【alicセミナー】「豪州の酪農乳業事情」「NZの酪農乳業事情 〜低乳価への対応〜 」
最終更新日:2017年7月5日
南半球・オセアニアに位置するオーストラリアとニュージーランドは、共に放牧を主体とする酪農経営が盛んな国です。人口が少なく、国内市場が大きくないことから、同国内で製造された全粉乳やバターなどの乳製品の多くは輸出に向けられています。そのため、オーストラリアは世界第4位、ニュージーランドは世界第1位の乳製品輸出国で、日本も両国から多くの乳製品を輸入しています。このため、両国の酪農家に支払われる乳価は、乳製品の国家貿易で管理されている日本と異なり、国際乳製品価格に大きく影響を受けるという特徴があります。2014年半ば以降、中国の需要が減退したことから、国際相場が下落し、その結果乳価が引き下げられ、両国の酪農家の経営は厳しくなりました。
このような両国の酪農経営の状況について、alicでは、昨年9月と12月に現地調査を実施し、4月27日(木)のalicセミナーにおいて、調査情報部 大塚健太郎がオーストラリアの、同部 竹谷亮佑および畜産需給部乳製品課 小田垣諭司がニュージーランドの酪農乳業事情について、調査結果を報告しましたので、その概要を紹介します。
生乳生産量の大幅な減少を見せたオーストラリア
オーストラリアでは、人口増加と1人当たりの牛乳消費量増加に伴い、牛乳・乳製品の国内消費量は増加傾向です。日常の食事の中において、チーズやバターなどを利用することも多く、カフェなどでも「フラットホワイト」と呼ばれる「牛乳入りコーヒー」はよく飲まれており、1人当たりの牛乳の消費量は、日本の約4倍にもなります。国内消費量の増加に伴い、15年前までは生乳生産量の5割以上は輸出向けに仕向けられていましたが、5年ほど前からは4割を割るようになり国内向けが徐々に増えてきています。

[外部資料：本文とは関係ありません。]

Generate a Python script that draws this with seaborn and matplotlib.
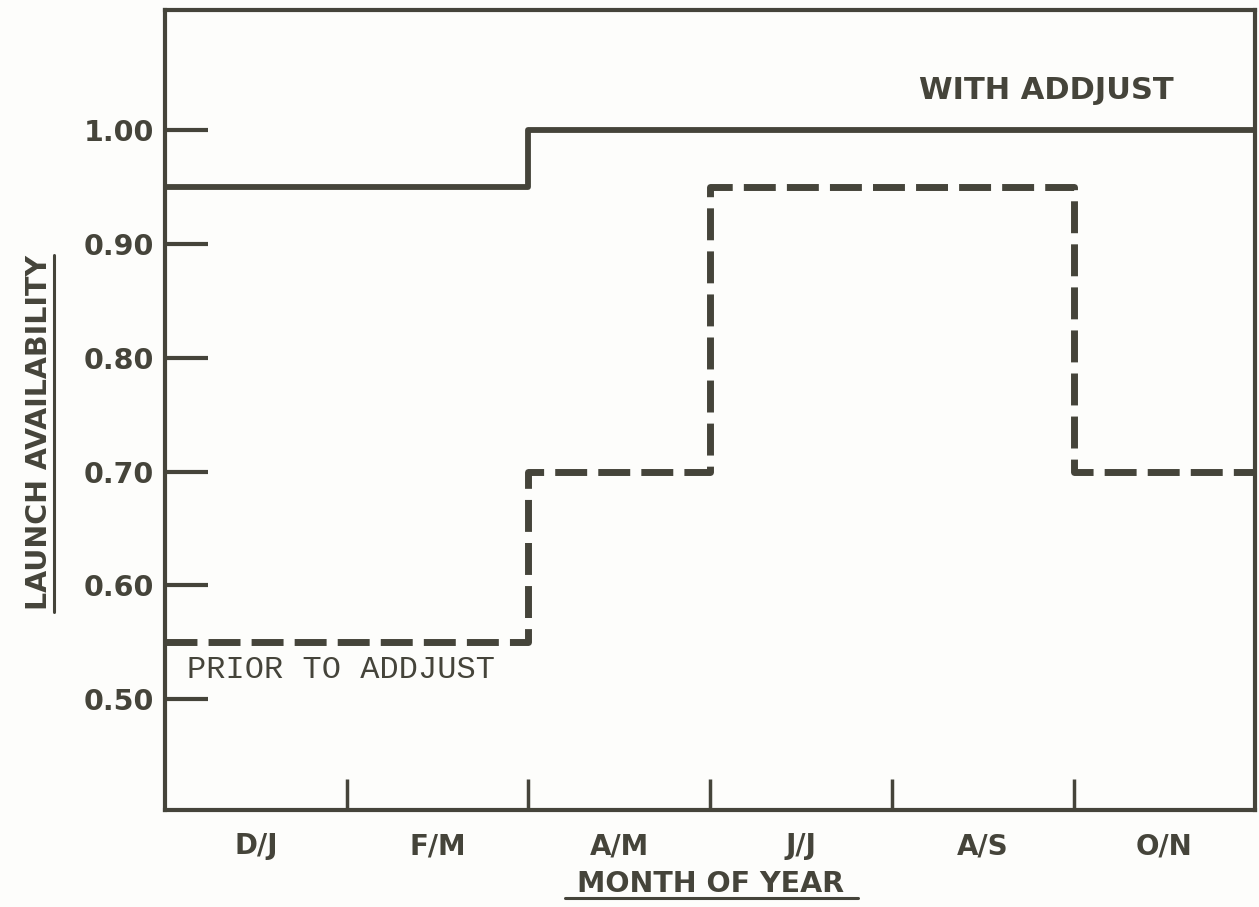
import pandas as pd
import matplotlib.pyplot as plt
from matplotlib.ticker import FixedLocator
import seaborn as sns

# ---------------------------------------------------------
# Data
# ---------------------------------------------------------
months = ["D/J", "F/M", "A/M", "J/J", "A/S", "O/N"]
with_addjust = [0.95, 0.95, 1.00, 1.00, 1.00, 1.00]
prior_to_addjust = [0.55, 0.55, 0.70, 0.95, 0.95, 0.70]
y_ticks = [0.50, 0.60, 0.70, 0.80, 0.90, 1.00]

INK = "#45443a"
PAPER = "#fdfdfb"

sns.set_style("white")
plt.rcParams["font.family"] = ["DejaVu Sans"]

# step edges: each two-month bin spans one unit, last value repeated for steps-post
edges = list(range(len(months) + 1))
df = pd.DataFrame({
    "edge": edges * 2,
    "availability": with_addjust + with_addjust[-1:] + prior_to_addjust + prior_to_addjust[-1:],
    "series": ["WITH ADDJUST"] * len(edges) + ["PRIOR TO ADDJUST"] * len(edges),
})

fig = plt.figure(figsize=(12.59, 9.07), dpi=100, facecolor=PAPER)
ax = fig.add_axes([0.131, 0.107, 0.866, 0.882])
ax.set_facecolor(PAPER)

sns.lineplot(data=df[df["series"] == "WITH ADDJUST"], x="edge", y="availability",
             drawstyle="steps-post", color=INK, linewidth=4.2, ax=ax)
sns.lineplot(data=df[df["series"] == "PRIOR TO ADDJUST"], x="edge", y="availability",
             drawstyle="steps-post", color=INK, linewidth=5, ax=ax,
             linestyle=(0, (4.6, 1.6)))

ax.set_xlim(0, len(months))
ax.set_ylim(0.403, 1.105)

# y axis: short inward marks, labels outside
ax.set_yticks(y_ticks)
ax.set_yticklabels([f"{v:.2f}" for v in y_ticks], fontsize=20.5, fontweight="bold", color=INK)
ax.tick_params(axis="y", direction="in", length=31, width=3, color=INK, pad=8, left=True)

# x axis: labels centred in each bin, inward marks on the bin boundaries
ax.set_xticks([i + 0.5 for i in range(len(months))])
ax.set_xticklabels(months, fontsize=20, fontweight="bold", color=INK)
ax.tick_params(axis="x", which="major", length=0, pad=16)
ax.xaxis.set_minor_locator(FixedLocator(range(1, len(months))))
ax.tick_params(axis="x", which="minor", direction="in", length=22, width=2.5, color=INK, bottom=True)

for side in ["left", "right", "top", "bottom"]:
    ax.spines[side].set_visible(True)
    ax.spines[side].set_color(INK)
    ax.spines[side].set_linewidth(3)

ax.set_xlabel("MONTH OF YEAR", fontsize=20.5, fontweight="bold", color=INK, va="center")
ax.set_ylabel("LAUNCH AVAILABILITY", fontsize=20.5, fontweight="bold", color=INK)
ax.xaxis.set_label_coords(0.50, -0.092)
ax.yaxis.set_label_coords(-0.103, 0.472)

# underlines under the axis titles (mathtext has no \underline)
ax.plot([0.367, 0.636], [-0.110, -0.110], transform=ax.transAxes,
        color=INK, linewidth=2.2, clip_on=False)
ax.plot([-0.1020, -0.1020], [0.2475, 0.694], transform=ax.transAxes,
        color=INK, linewidth=2.2, clip_on=False)

ax.text(4.85, 1.034, "WITH ADDJUST", ha="center", va="center",
        fontsize=22, fontweight="bold", color=INK)
ax.text(0.12, 0.526, "PRIOR TO ADDJUST", ha="left", va="center",
        fontsize=23, color=INK, family=["Liberation Mono", "DejaVu Sans Mono"])

plt.savefig("out.png", dpi=100, facecolor=PAPER)
plt.close()
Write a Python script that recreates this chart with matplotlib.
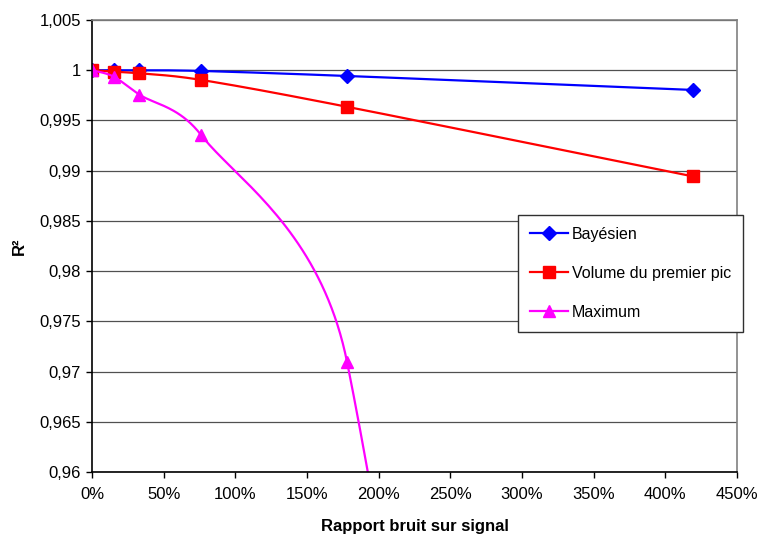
import numpy as np
import matplotlib
matplotlib.use("Agg")
from matplotlib import pyplot as plt
from matplotlib.ticker import FuncFormatter, MultipleLocator

plt.rcParams['font.family'] = ['Liberation Sans', 'DejaVu Sans']

# noise-to-signal ratio (%) and R² for each method
bruit = [0, 15, 33, 76, 178, 419]
bayesien = [1.0, 1.0, 1.0, 0.99993, 0.99943, 0.99804]
volume = [1.0, 0.99987, 0.9997, 0.99904, 0.99636, 0.98944]
maximum = [1.0, 0.99937, 0.99758, 0.99357, 0.97091, 0.75]

XLIM = (0, 450)
YLIM = (0.96, 1.005)
AX_W, AX_H = 645.0, 452.0  # plot area in pixels


def arm(v, L):
    # Catmull-Rom arm, clamped to half the segment length
    v = v / 6.0
    n = np.hypot(*v)
    if n > L / 2:
        v = v * (L / 2) / n
    return v


def smooth(x, y, n=40):
    # Excel-like smoothed line, computed in pixel space
    sx = AX_W / (XLIM[1] - XLIM[0])
    sy = AX_H / (YLIM[1] - YLIM[0])
    p = np.column_stack([np.asarray(x, float) * sx, np.asarray(y, float) * sy])
    m = len(p)
    pts = [p[0]]
    for i in range(m - 1):
        L = np.hypot(*(p[i + 1] - p[i]))
        c1 = p[i] + arm(p[i + 1] - p[max(i - 1, 0)], L)
        c2 = p[i + 1] - arm(p[min(i + 2, m - 1)] - p[i], L)
        t = np.linspace(0, 1, n + 1)[1:, None]
        seg = ((1 - t) ** 3 * p[i] + 3 * (1 - t) ** 2 * t * c1
               + 3 * (1 - t) * t ** 2 * c2 + t ** 3 * p[i + 1])
        pts.extend(seg)
    pts = np.array(pts)
    return pts[:, 0] / sx, pts[:, 1] / sy, [i * n for i in range(m)]


fig = plt.figure(figsize=(7.58, 5.34), dpi=100)
ax = fig.add_axes([0.1214, 0.1161, 0.8509, 0.8464])

series = [
    (bayesien, 'Bayésien', '#0000ff', 'D', 7),
    (volume, 'Volume du premier pic', '#ff0000', 's', 9),
    (maximum, 'Maximum', '#ff00ff', '^', 9),
]
for vals, name, col, mk, ms in series:
    sx, sy, idx = smooth(bruit, vals)
    ax.plot(sx, sy, color=col, lw=1.6, marker=mk, ms=ms, markevery=idx,
            markeredgecolor=col, markerfacecolor=col, label=name)

ax.set_xlim(*XLIM)
ax.set_ylim(*YLIM)
ax.xaxis.set_major_locator(MultipleLocator(50))
ax.yaxis.set_major_locator(MultipleLocator(0.005))
ax.xaxis.set_major_formatter(FuncFormatter(lambda v, p: '%d%%' % round(v)))


def fr(v, p):
    s = ('%.3f' % v).rstrip('0').rstrip('.')
    return s.replace('.', ',')


ax.yaxis.set_major_formatter(FuncFormatter(fr))
ax.tick_params(direction='out', length=4, width=1, labelsize=12, colors='black')
ax.tick_params(axis='x', pad=7)
ax.tick_params(axis='y', pad=4)
ax.grid(axis='y', color='#505050', lw=0.9)
ax.set_axisbelow(True)
for s in ['left', 'bottom']:
    ax.spines[s].set_color('black')
    ax.spines[s].set_linewidth(1.2)
for s in ['top', 'right']:
    ax.spines[s].set_color('#808080')
    ax.spines[s].set_linewidth(1.2)

ax.set_xlabel('Rapport bruit sur signal', fontsize=12, fontweight='bold', labelpad=12)
ax.set_ylabel('R²', fontsize=12, fontweight='bold', labelpad=9)

leg = ax.legend(loc='upper left', bbox_to_anchor=(0.660, 0.569), fontsize=11.5,
                frameon=True, fancybox=False, borderpad=0.75, labelspacing=1.5,
                handlelength=2.4, handletextpad=0.25, borderaxespad=0)
leg.get_frame().set_edgecolor('#303030')
leg.get_frame().set_linewidth(1)
leg.get_frame().set_alpha(1)

fig.savefig('out.png', dpi=100)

また、酪農家の経営に着目すると、放牧中心ではありますが、乳牛1頭当たりから絞られる生乳の量を増やすため、濃厚飼料(たんぱく質や炭水化物、脂肪などの栄養素を多く含んだ餌)を与える酪農家も増えてきました。補助的に与える場合もあれば、割合として濃厚飼料の方が多い経営も増えています。このような状況の中、乳製品の国際相場下落に伴う酪農家への乳価の下落は、酪農家の生産意欲低迷につながりました。酪農家は、コストの掛かる濃厚飼料の給与量を減らしたり、乳牛を売ったりすることで収入減を補おうとして、2016/17年度の生乳生産量は大幅に減る結果となりました。
しかし、最近では、国際的な乳製品需要の増加と主要乳製品輸出国における生乳生産量の減少により乳製品の国際価格が上昇し始めました。これにより、オーストラリア国内の乳業メーカーでも酪農家への乳価を上げ始め、今後生乳生産量は増加していくものと見通されています。
乳価下落が顕著だったニュージーランド
ニュージーランドもオーストラリアと同じく酪農大国です。生乳の生産量は、日本の3倍、オーストラリアの2倍にもなります。一方で、人口は日本やオーストラリアよりも圧倒的に少ないため、生産された生乳の9割以上が輸出用乳製品に仕向けられており、オーストラリアよりもさらに国際相場の影響を大きく受けることとなります。そのため、2014年半ばに国際相場が下落した際は、ニュージーランドの酪農家への乳価はピーク時の半分ほどまで引き下げられ、酪農家の収支は悪化しました。そのため、オーストラリアと同じように、補助的に与えていた濃厚飼料の量を減らしたり、乳牛を売ったりしながらコスト削減を図り、それでも経営が厳しい場合は、離農してしまう酪農家も出てきました。一方、乳業メーカーでも、集乳量の減少に伴い、従来の原料乳製品製造に代わって、付加価値の高い消費者向け乳製品の製造を増やすなどの対応をとっています。また、集乳シェアの8割以上を占めるフォンテラ社は、酪農家を組合員とする協同組合でもあることから、金融や経営面で酪農家を間接的に支援しています。
2016年以降、国際相場は上昇に転じており、オーストラリア同様、乳価が上昇し、酪農家の経営も回復していくものと見込まれます。